Eggs: Know Your Chicken Farmer

The more Enviro Girl learns about her food, the more she shops with caution.  Hearing of ammonia-laden beef used in restaurants, Enviro Girl has sworn off Big Macs and Whoppers.  Long ago the truth about chicken nuggets made that “convenience food” disappear from her family’s menu.  But what about eggs?  A great source of protein, Enviro Girl’s family will eat a dozen or more a week between breakfast sandwiches and baked goods.  Mr.
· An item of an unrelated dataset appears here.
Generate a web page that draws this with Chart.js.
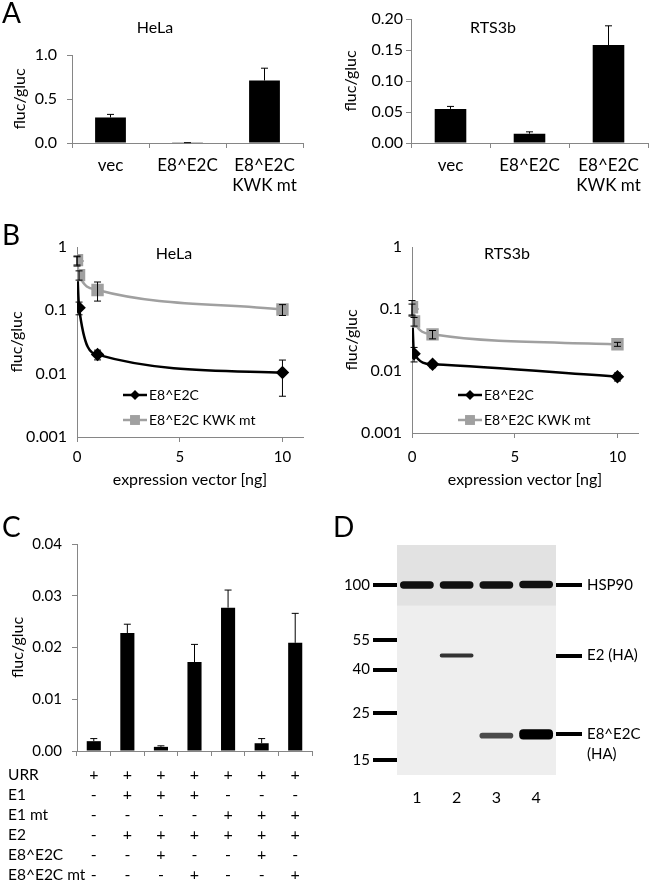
<!DOCTYPE html>
<html lang="en">
<head>
<meta charset="UTF-8">
<title>Luciferase assays and western blot</title>
<script src="https://cdn.jsdelivr.net/npm/chart.js"></script>
<style>
  body { margin: 0; background: #fff; font-family: Lato, sans-serif; color: #000; }
  #fig { position: relative; width: 650px; height: 882px; overflow: hidden; }
  canvas { position: absolute; }
  .t { position: absolute; font-size: 16px; line-height: 1; white-space: nowrap; transform: translate(-50%, -50%); }
  .row { position: absolute; left: 8px; font-size: 15.5px; line-height: 1; white-space: nowrap; transform: translateY(-50%); }
  .letter { position: absolute; font-size: 28px; line-height: 28px; }
</style>
</head>
<body>
<div id="fig">
  <canvas id="aHela" style="left:0;top:0" width="325" height="200"></canvas>
  <canvas id="aRts" style="left:325px;top:0" width="325" height="200"></canvas>
  <canvas id="bHela" style="left:0;top:200px" width="325" height="290"></canvas>
  <canvas id="bRts" style="left:325px;top:200px" width="325" height="290"></canvas>
  <canvas id="cBar" style="left:0;top:500px" width="320" height="382"></canvas>
  <canvas id="dBlot" style="left:320px;top:510px" width="330" height="300"></canvas>

  <div class="letter" style="left:2px;top:-2px">A</div>
  <div class="letter" style="left:2px;top:220px">B</div>
  <div class="letter" style="left:2px;top:512px">C</div>
  <div class="letter" style="left:333px;top:512px">D</div>

  <div class="t" style="left:155px;top:27px">HeLa</div>
  <div class="t" style="left:493px;top:27px">RTS3b</div>
  <div class="t" style="left:174px;top:253px">HeLa</div>
  <div class="t" style="left:507px;top:253px">RTS3b</div>

  <div id="rowsC"></div>
</div>

<script>
// ---- panel A: fluc/gluc per construct
var catA = ['vec', 'E8^E2C', ['E8^E2C', 'KWK mt']];
var helaA = [0.29, 0.003, 0.71];
var helaAErr = [0.035, 0.001, 0.14];
var rtsA = [0.055, 0.015, 0.158];
var rtsAErr = [0.004, 0.003, 0.031];

// ---- panel B: dose response (ng expression vector)
var seriesB = ['E8^E2C', 'E8^E2C KWK mt'];
var doseB = [0, 0.1, 1, 10];
var xTicksB = [0, 5, 10];
var yTicksB = [0.001, 0.01, 0.1, 1];
var helaE8 = [0.6, 0.11, 0.020, 0.0104];
var helaE8Err = [0.1, 0.025, 0.0035, 0.006];
var helaKwk = [0.62, 0.36, 0.21, 0.103];
var helaKwkErr = [0.1, 0.06, 0.07, 0.02];
var rtsE8 = [0.1, 0.019, 0.0128, 0.0081];
var rtsE8Err = [0.02, 0.005, 0.0015, 0.0012];
var rtsKwk = [0.107, 0.063, 0.039, 0.027];
var rtsKwkErr = [0.03, 0.01, 0.006, 0.002];

// ---- panel C: replication assay
var valC = [0.0019, 0.0228, 0.0008, 0.0172, 0.0277, 0.0015, 0.0209];
var errC = [0.0005, 0.0017, 0.0002, 0.0034, 0.0034, 0.0009, 0.0057];
var rowNamesC = ['URR', 'E1', 'E1 mt', 'E2', 'E8^E2C', 'E8^E2C mt'];
var rowsC = [
  ['+', '+', '+', '+', '+', '+', '+'],
  ['-', '+', '+', '+', '-', '-', '-'],
  ['-', '-', '-', '-', '+', '+', '+'],
  ['-', '+', '+', '+', '+', '+', '+'],
  ['-', '-', '+', '-', '-', '+', '-'],
  ['-', '-', '-', '+', '-', '-', '+']
];

// ---- panel D: western blot (kDa)
var lanesD = ['1', '2', '3', '4'];
var markersD = [100, 55, 40, 25, 15];
var bandSizesD = [100, 46.6, 19.9];
var bandNamesD = ['HSP90', 'E2 (HA)', ['', 'E8^E2C', '(HA)']];
var hspBand = [[96, 104], [96, 104], [96, 104], [96.5, 104.5]];
var e2Band = [null, [45.6, 47.6], null, null];
var e8Band = [null, null, [19.0, 20.2], [18.8, 21.0]];

Chart.defaults.font.family = 'Lato, sans-serif';
Chart.defaults.font.size = 15;
Chart.defaults.color = '#000';
var axisGray = '#868686';

// error bars (Excel style), drawn from dataset.errors
var errorBars = {
  id: 'errorBars',
  afterDatasetsDraw: function (chart) {
    var ctx = chart.ctx, ys = chart.scales.y;
    chart.data.datasets.forEach(function (ds, i) {
      if (!ds.errors) return;
      var meta = chart.getDatasetMeta(i);
      ctx.save();
      ctx.strokeStyle = '#000';
      ctx.lineWidth = 1;
      meta.data.forEach(function (el, j) {
        var d = ds.data[j];
        var v = typeof d === 'object' ? d.y : d;
        var e = ds.errors[j];
        var top = ys.getPixelForValue(v + e);
        var low = v - e > ys.min ? v - e : ys.min;
        var bot = ds.errorBoth ? ys.getPixelForValue(low) : ys.getPixelForValue(v);
        ctx.beginPath();
        ctx.moveTo(el.x, top); ctx.lineTo(el.x, bot);
        ctx.moveTo(el.x - 3.5, top); ctx.lineTo(el.x + 3.5, top);
        if (ds.errorBoth && v - e > ys.min) { ctx.moveTo(el.x - 3.5, bot); ctx.lineTo(el.x + 3.5, bot); }
        ctx.stroke();
      });
      ctx.restore();
    });
  }
};

function drawMarker(ctx, style, x, y, r, color) {
  ctx.fillStyle = color;
  ctx.beginPath();
  if (style === 'rectRot') {
    ctx.moveTo(x, y - r); ctx.lineTo(x + r, y); ctx.lineTo(x, y + r); ctx.lineTo(x - r, y);
    ctx.closePath();
  } else {
    var s = r * Math.SQRT1_2;
    ctx.rect(x - s, y - s, 2 * s, 2 * s);
  }
  ctx.fill();
}

// legend inside the plot area, lines with markers
var inLegend = {
  id: 'inLegend',
  afterDraw: function (chart, args, opts) {
    var ctx = chart.ctx, a = chart.chartArea;
    chart.data.datasets.forEach(function (ds, i) {
      var x = a.left + opts.dx, y = a.top + opts.dy + i * opts.gap;
      ctx.save();
      ctx.strokeStyle = ds.borderColor;
      ctx.lineWidth = ds.borderWidth;
      ctx.beginPath(); ctx.moveTo(x, y); ctx.lineTo(x + 24, y); ctx.stroke();
      drawMarker(ctx, ds.pointStyle, x + 12, y, ds.pointRadius, ds.backgroundColor);
      ctx.fillStyle = '#000';
      ctx.font = '14px Lato, sans-serif';
      ctx.textBaseline = 'middle';
      ctx.fillText(ds.label, x + 26, y);
      ctx.restore();
    });
  }
};

// blot background
var blotBg = {
  id: 'blotBg',
  beforeDatasetsDraw: function (chart, args, opts) {
    var a = chart.chartArea, ctx = chart.ctx;
    var ySplit = chart.scales.y.getPixelForValue(opts.split);
    ctx.save();
    ctx.fillStyle = '#eeeeee';
    ctx.fillRect(a.left, a.top, a.right - a.left, a.bottom - a.top);
    ctx.fillStyle = '#e2e2e2';
    ctx.fillRect(a.left, a.top, a.right - a.left, ySplit - a.top);
    ctx.restore();
  }
};

function barA(id, values, errs, yMax, yStep, digits, g) {
  return new Chart(document.getElementById(id), {
    type: 'bar',
    data: {
      labels: catA,
      datasets: [{ data: values, errors: errs, backgroundColor: '#000', barPercentage: 0.4, categoryPercentage: 1 }]
    },
    options: {
      responsive: false,
      animation: false,
      layout: { padding: { top: g.top, right: g.right, left: 0, bottom: 0 } },
      plugins: { legend: { display: false }, tooltip: { enabled: false } },
      scales: {
        x: {
          afterFit: function (s) { s.height = 57; },
          grid: { offset: true, drawOnChartArea: false, tickLength: 5, color: axisGray },
          border: { color: axisGray },
          ticks: { padding: 7, maxRotation: 0, font: { size: 17, lineHeight: 1.2 } }
        },
        y: {
          min: 0, max: yMax,
          afterFit: function (s) { s.width = g.yw; },
          grid: { drawOnChartArea: false, tickLength: 5, color: axisGray },
          border: { color: axisGray },
          ticks: { stepSize: yStep, padding: g.yp, font: { size: 16 }, callback: function (v) { return v.toFixed(digits); } },
          title: { display: true, text: 'fluc/gluc', font: { size: 16 }, padding: g.tp }
        }
      }
    },
    plugins: [errorBars]
  });
}

barA('aHela', helaA, helaAErr, 1.0, 0.5, 1, { top: 55, right: 22, yw: 72, yp: 10, tp: 10 });
barA('aRts', rtsA, rtsAErr, 0.2, 0.05, 2, { top: 19, right: 2, yw: 86, yp: 3, tp: 16 });

function lineB(id, e8, e8Err, kwk, kwkErr, g) {
  function pts(ys) { return doseB.map(function (x, i) { return { x: x, y: ys[i] }; }); }
  return new Chart(document.getElementById(id), {
    type: 'line',
    data: {
      datasets: [
        { label: seriesB[0], data: pts(e8), errors: e8Err, errorBoth: true, order: 1,
          borderColor: '#000', backgroundColor: '#000', pointBorderColor: '#000', borderWidth: 2.5,
          pointStyle: 'rectRot', pointRadius: 5, cubicInterpolationMode: 'monotone' },
        { label: seriesB[1], data: pts(kwk), errors: kwkErr, errorBoth: true, order: 0,
          borderColor: '#a0a0a0', backgroundColor: '#a0a0a0', pointBorderColor: '#a0a0a0', borderWidth: 2.5,
          pointStyle: 'rect', pointRadius: 7, cubicInterpolationMode: 'monotone' }
      ]
    },
    options: {
      responsive: false,
      animation: false,
      layout: { padding: { top: 47, right: g.right, left: 0, bottom: 0 } },
      plugins: { legend: { display: false }, tooltip: { enabled: false }, inLegend: { dx: 46, dy: 148, gap: 25 } },
      scales: {
        x: {
          type: 'linear', min: 0, max: 11,
          afterFit: function (s) { s.height = g.xh; },
          afterBuildTicks: function (s) { s.ticks = xTicksB.map(function (v) { return { value: v }; }); },
          grid: { drawOnChartArea: false, tickLength: 5, color: axisGray },
          border: { color: axisGray },
          ticks: { padding: g.xp, font: { size: 15 } },
          title: { display: true, text: 'expression vector [ng]', font: { size: 16 }, padding: { top: 0, bottom: 0.4 } }
        },
        y: {
          type: 'logarithmic', min: 0.001, max: 1,
          afterFit: function (s) { s.width = g.yw; },
          afterBuildTicks: function (s) { s.ticks = yTicksB.map(function (v) { return { value: v }; }); },
          grid: { display: false, drawTicks: false },
          border: { color: axisGray },
          ticks: { padding: 10, font: { size: 16 }, callback: function (v) { return String(v); } },
          title: { display: true, text: 'fluc/gluc', font: { size: 16 }, padding: g.tp }
        }
      }
    },
    plugins: [errorBars, inLegend]
  });
}

lineB('bHela', helaE8, helaE8Err, helaKwk, helaKwkErr, { right: 22, yw: 77, xh: 53, xp: 6, tp: 7 });
lineB('bRts', rtsE8, rtsE8Err, rtsKwk, rtsKwkErr, { right: 12, yw: 87, xh: 57, xp: 10, tp: 17 });

// panel C: the +/- table is the category label of each bar
var labelsC = valC.map(function (_, i) { return rowsC.map(function (r) { return r[i]; }); });
new Chart(document.getElementById('cBar'), {
  type: 'bar',
  data: {
    labels: labelsC,
    datasets: [{ data: valC, errors: errC, backgroundColor: '#000', barPercentage: 0.42, categoryPercentage: 1 }]
  },
  options: {
    responsive: false,
    animation: false,
    layout: { padding: { top: 44, right: 8, left: 0, bottom: 0 } },
    plugins: { legend: { display: false }, tooltip: { enabled: false } },
    scales: {
      x: {
        afterFit: function (s) { s.height = 131; },
        grid: { offset: true, drawOnChartArea: false, tickLength: 5, color: axisGray },
        border: { color: axisGray },
        ticks: { padding: 9.3, maxRotation: 0, autoSkip: false, font: { size: 16, lineHeight: '20px' } }
      },
      y: {
        min: 0, max: 0.04,
        afterFit: function (s) { s.width = 77; },
        grid: { drawOnChartArea: false, tickLength: 5, color: axisGray },
        border: { color: axisGray },
        ticks: { stepSize: 0.01, padding: 10, font: { size: 15 }, callback: function (v) { return v.toFixed(2); } },
        title: { display: true, text: 'fluc/gluc', font: { size: 16 }, padding: 8 }
      }
    }
  },
  plugins: [errorBars]
});

var rowsDiv = document.getElementById('rowsC');
rowNamesC.forEach(function (name, i) {
  var d = document.createElement('div');
  d.className = 'row';
  d.style.top = (775 + i * 20) + 'px';
  d.textContent = name;
  rowsDiv.appendChild(d);
});

// panel D: bands as floating bars on a kDa (log) axis
new Chart(document.getElementById('dBlot'), {
  type: 'bar',
  data: {
    labels: lanesD,
    datasets: [
      { data: hspBand, backgroundColor: '#111' },
      { data: e2Band, backgroundColor: '#333' },
      { data: e8Band, backgroundColor: ['#000', '#000', '#4a4a4a', '#000'] }
    ]
  },
  options: {
    responsive: false,
    animation: false,
    datasets: { bar: { grouped: false, barPercentage: 0.85, categoryPercentage: 1, borderRadius: 4, borderSkipped: false } },
    layout: { padding: { top: 23, right: 0, left: 0, bottom: 0 } },
    plugins: { legend: { display: false }, tooltip: { enabled: false }, blotBg: { split: 80 } },
    scales: {
      x: {
        afterFit: function (s) { s.height = 35; },
        grid: { display: false, drawTicks: false },
        border: { display: false },
        ticks: { padding: 13, font: { size: 16 } }
      },
      y: {
        type: 'logarithmic', min: 12.8, max: 154,
        afterFit: function (s) { s.width = 77; },
        afterBuildTicks: function (s) { s.ticks = markersD.map(function (v) { return { value: v }; }); },
        grid: { drawOnChartArea: false, tickLength: 24, lineWidth: 4, color: '#000' },
        border: { display: false },
        ticks: { padding: 3, font: { size: 15 }, callback: function (v) { return String(v); } }
      },
      y2: {
        type: 'logarithmic', position: 'right', min: 12.8, max: 154,
        afterFit: function (s) { s.width = 94; },
        afterBuildTicks: function (s) { s.ticks = bandSizesD.map(function (v) { return { value: v }; }); },
        grid: { drawOnChartArea: false, tickLength: 26, lineWidth: 4, color: '#000' },
        border: { display: false },
        ticks: { padding: 5, font: { size: 15, lineHeight: '20px' }, callback: function (v, i) { return bandNamesD[i]; } }
      }
    }
  },
  plugins: [blotBg]
});
</script>
</body>
</html>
D likes his scrambled or hard-boiled, Enviro Girl prefers her yolk runny for dipping toast into.  For years Enviro Girl bought the store brand eggs without compunction.
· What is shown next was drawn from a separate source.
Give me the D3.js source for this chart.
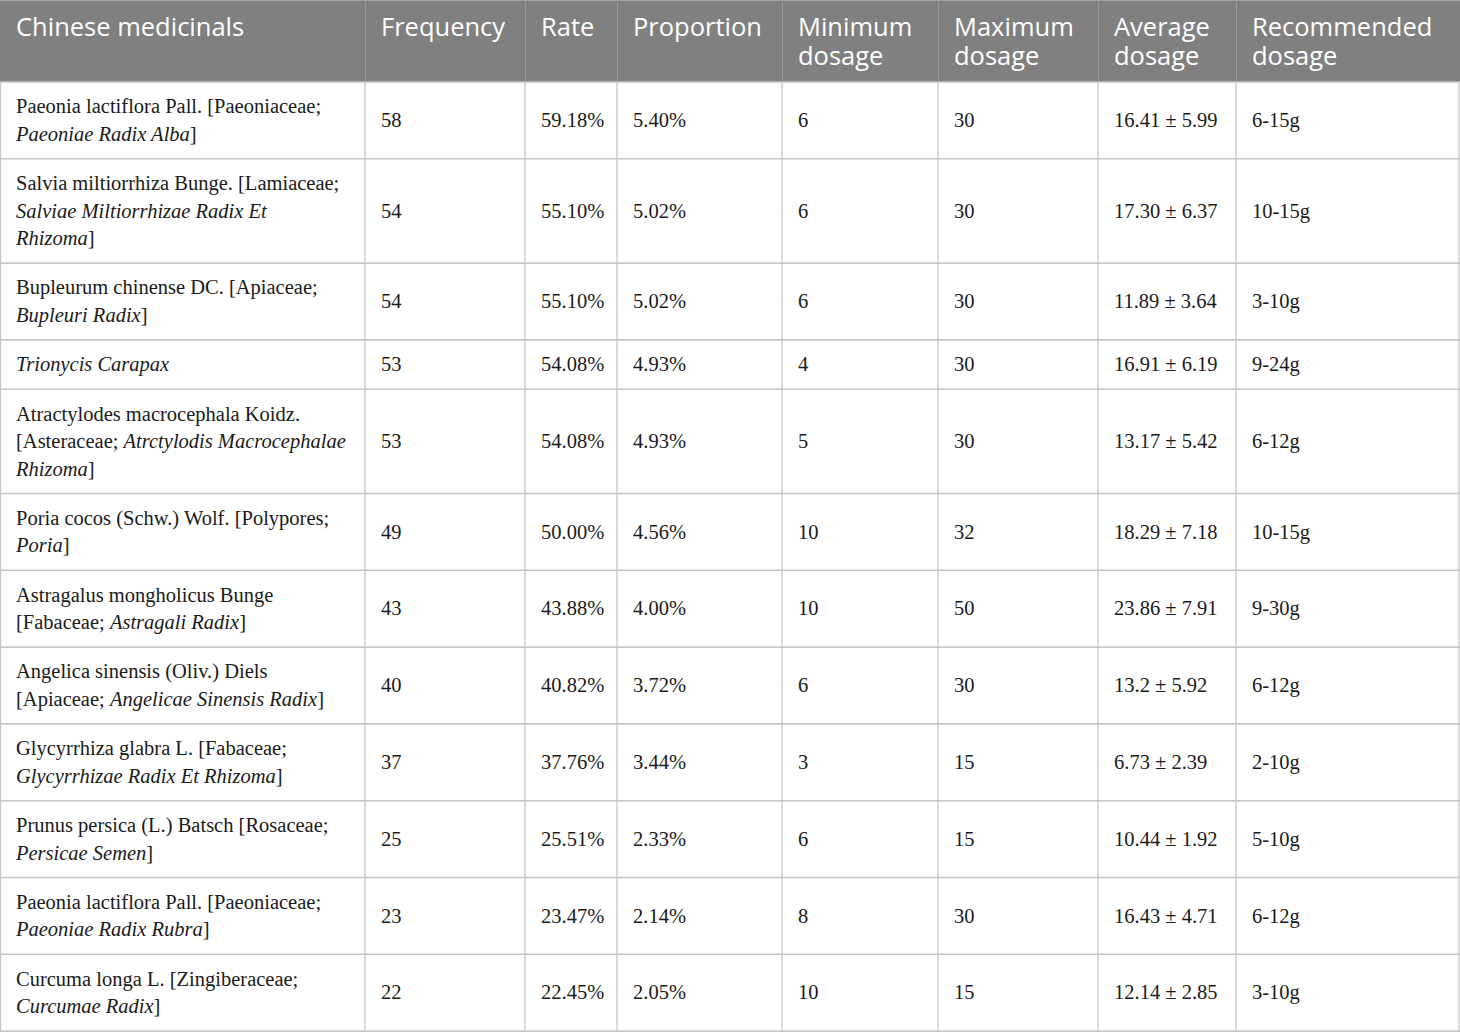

Then she joined a CSA and started buying farm fresh eggs produced by the free-roaming chickens her children happily chased each week when she dropped by the farm to pick up her share.  These chickens looked healthy and perky, their feathers gleamed in the sunshine, they pecked greedily at the ground for bugs and seeds.  Enviro Girl saw the barn where they lived–complete with little doors for them to come and go as they liked.  The babies were soft and delicately formed, weighing a couple ounces in the palm of her hand.  She knew the farmers used no pesticides, herbicides or chemical fertilizers on their property and these chickens were smaller than the deformed and frozen large-breasted Tyson chickens for sale in the local grocery store.  (Enviro Girl still cannot see a chicken breast and not conjure up images of Pamela Anderson.)  They looked…well…normal.
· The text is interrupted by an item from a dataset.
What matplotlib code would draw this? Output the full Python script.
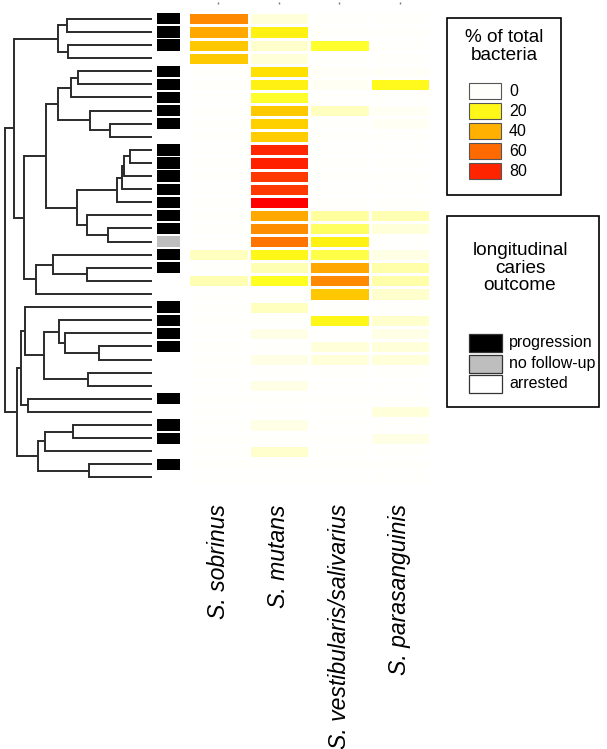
import numpy as np
import matplotlib
matplotlib.use("Agg")
import matplotlib.pyplot as plt
from matplotlib.colors import LinearSegmentedColormap, Normalize
from matplotlib.patches import Rectangle

plt.rcParams['font.family'] = ['Liberation Sans', 'DejaVu Sans']

# ---- data ----
species = ["S. sobrinus", "S. mutans", "S. vestibularis/salivarius", "S. parasanguinis"]

sobrinus = [51, 42, 33, 32, 0, 0, 0, 0, 0, 0, 0, 0, 0, 0, 0, 0, 0, 0,
            5, 0, 6, 0, 0, 0, 0, 0, 0, 0, 0, 0, 0, 0, 0, 0, 0, 0]
mutans = [3, 21, 4, 3, 25, 21, 17, 32, 30, 31, 79, 81, 74, 74, 90, 42, 50, 57,
          20, 6, 18, 0, 5, 0, 2, 0, 2, 0, 2, 0, 0, 2, 0, 4, 0, 0]
vestibularis = [0, 0, 17, 0, 0.5, 1, 0, 5, 0, 0, 0, 0, 0, 0, 0, 8, 13, 21,
                15, 42, 51, 33, 0, 20, 0, 3, 3, 0, 0, 0, 0, 0, 0, 0, 0, 0]
parasanguinis = [0, 0, 0, 0, 0.5, 19, 0, 1, 1, 0, 0, 0, 0, 0, 0, 6, 3, 0,
                 2, 7, 7, 4, 0, 4, 2, 3, 3, 0, 0, 0, 3, 0, 2, 0, 0, 0]

# P = progression, N = no follow-up, A = arrested
outcome = list("PPPAPPPPPAPPPPPPPNPPAAPPPPAAAPAPPAPA")

# dendrogram merges (child a, child b, height); ids >= 36 are earlier merges
merges = [
    (0, 1, 85.3), (2, 3, 83.7), (36, 37, 93.7), (4, 5, 74.3), (39, 6, 81.0),
    (8, 9, 42.0), (7, 41, 62.0), (40, 42, 93.7), (10, 11, 22.0), (44, 12, 28.0),
    (45, 13, 30.0), (46, 14, 35.3), (16, 17, 43.7), (15, 48, 64.7), (47, 49, 74.7),
    (43, 50, 106.0), (19, 20, 64.7), (18, 52, 98.7), (53, 21, 116.3), (51, 54, 128.0),
    (38, 55, 138.0), (25, 26, 52.7), (24, 57, 87.0), (23, 58, 92.7), (27, 28, 64.3),
    (59, 60, 107.7), (22, 61, 127.0), (29, 30, 124.3), (62, 63, 131.3), (31, 32, 78.7),
    (65, 33, 107.0), (34, 35, 62.7), (66, 67, 113.7), (64, 68, 135.3), (56, 69, 147.0),
]

legend_values = [0, 20, 40, 60, 80]
outcome_labels = ["progression", "no follow-up", "arrested"]
outcome_colors = {"P": "black", "N": "#bebebe", "A": "white"}

# ---- layout ----
W, H = 607, 749
fig = plt.figure(figsize=(W / 100, H / 100), dpi=100)


def box(x0, y0, x1, y1):
    return [x0 / W, 1 - y1 / H, (x1 - x0) / W, (y1 - y0) / H]


n = len(outcome)
top, bot = 12.3, 484.0

heat_cmap = LinearSegmentedColormap.from_list("heat", [
    (0.0, "#fffffc"), (18 / 90, "#ffff20"), (25 / 90, "#ffe000"),
    (40 / 90, "#ffb000"), (60 / 90, "#ff6a00"), (80 / 90, "#ff2400"), (1.0, "#ff0000")])
norm = Normalize(0, 90)

# dendrogram
axd = fig.add_axes(box(5, top, 152, bot))
pos = {i: float(i) for i in range(n)}
hgt = {i: 0.0 for i in range(n)}
for k, (a, b, h) in enumerate(merges):
    for c in (a, b):
        axd.plot([hgt[c], h], [pos[c], pos[c]], color="#2b2b2b", lw=1.4,
                 solid_capstyle="butt", clip_on=False)
    axd.plot([h, h], [pos[a], pos[b]], color="#2b2b2b", lw=1.4,
             solid_capstyle="projecting", clip_on=False)
    pos[n + k] = (pos[a] + pos[b]) / 2
    hgt[n + k] = h
axd.set_xlim(147, 0)
axd.set_ylim(n - 0.5, -0.5)
axd.axis("off")

# outcome column
axo = fig.add_axes(box(157, top, 180, bot))
axo.barh(np.arange(n), [1] * n, height=0.86, left=0,
         color=[outcome_colors[o] for o in outcome])
axo.set_xlim(0, 1)
axo.set_ylim(n - 0.5, -0.5)
axo.axis("off")

# heatmap
axh = fig.add_axes(box(188, top, 430, bot))
data = np.array([sobrinus, mutans, vestibularis, parasanguinis]).T
axh.pcolormesh(np.arange(5) - 0.5, np.arange(n + 1) - 0.5, data, cmap=heat_cmap,
               norm=norm, edgecolors="white", linewidth=0.9)
axh.set_ylim(n - 0.5, -0.5)
axh.set_xlim(-0.5, 3.5)
for s in axh.spines.values():
    s.set_visible(False)
axh.spines["top"].set_position(("outward", 6))
axh.set_yticks([])
axh.set_xticks(range(4))
axh.set_xticklabels(species, rotation=90, fontsize=16.6, fontstyle="italic",
                    va="top", ha="center")
axh.tick_params(axis="x", bottom=False, top=True, labelbottom=True, labeltop=False,
                length=1.5, width=1, color="#777777", pad=13)

# legends
axl = fig.add_axes([0, 0, 1, 1])
axl.set_xlim(0, W)
axl.set_ylim(H, 0)
axl.axis("off")

axl.add_patch(Rectangle((447, 18), 114, 177, fill=False, ec="black", lw=1.2))
axl.text(504, 29, "% of total\nbacteria", ha="center", va="top", fontsize=13.7,
         linespacing=1.05)
for i, v in enumerate(legend_values):
    y = 83 + 20 * i
    axl.add_patch(Rectangle((469, y), 32, 16, fc=heat_cmap(norm(v)),
                            ec="#555555", lw=0.8))
    axl.text(509, y + 8.5, str(v), ha="left", va="center", fontsize=11.5)

axl.add_patch(Rectangle((447, 216), 152, 191, fill=False, ec="black", lw=1.2))
axl.text(520, 242, "longitudinal\ncaries\noutcome", ha="center", va="top",
         fontsize=13.7, linespacing=1.05)
for i, (lab, key) in enumerate(zip(outcome_labels, ["P", "N", "A"])):
    y = 334 + 20.5 * i
    axl.add_patch(Rectangle((469, y), 33, 18, fc=outcome_colors[key],
                            ec="#333333", lw=0.9))
    axl.text(509, y + 9, lab, ha="left", va="center", fontsize=11.5)

fig.savefig("out.png", dpi=100, facecolor="white")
Buying the eggs from these chickens cost about three times what the store brand eggs cost in town, but they were bigger, had a longer shelf life and tasted better.  Enviro Girl checked around and learned that these free range organic eggs aren’t necessarily more nutritious, but they do not contain any trace amounts of harmful chemicals used in factory farms that do end up in eggs.  According to The Learning Channel, buying these expensive eggs were just more beneficial to the environment than to Enviro Girl’s health.  The Christian Science Monitor gives a pretty bleak picture of the egg industry–the cruelty to chickens, including pumping them full of antibiotics and clipping their beaks, makes those cheap store-bought eggs seem as horrible as cheap tennis shoes manufactured by enslaved Chinese children.  And “cage free” is no guarantee that the chickens lead a reasonable existance–”cage free” can merely mean thousands of chickens packed together in warehouse-sized barns where their waste pollutes land, air and water in surrounding areas.  The Humane Society of the United States gives even more graphic detail about the treatment of laying hens on its website, but not the most graphic–there were plenty of web sites full of images, but Enviro Girl didn’t feel they were always the most credible resources on this topic.

There is a clear link between our protein-heavy diet and the toll it takes on the environment, and while Enviro Girl is an omnivore, she eats animals and their byproducts with a conscience.  Switching to local eggs produced at local farms where Enviro Girl can attest firsthand to the treatment of the chickens makes Enviro Girl feel good.  She knows the chickens aren’t mistreated and they aren’t contributing to pollution either.  The eggs taste delicious and the little extra she spends … well, that’s just an ethical decision on her part.  Ethical for the environment and ethical for animals.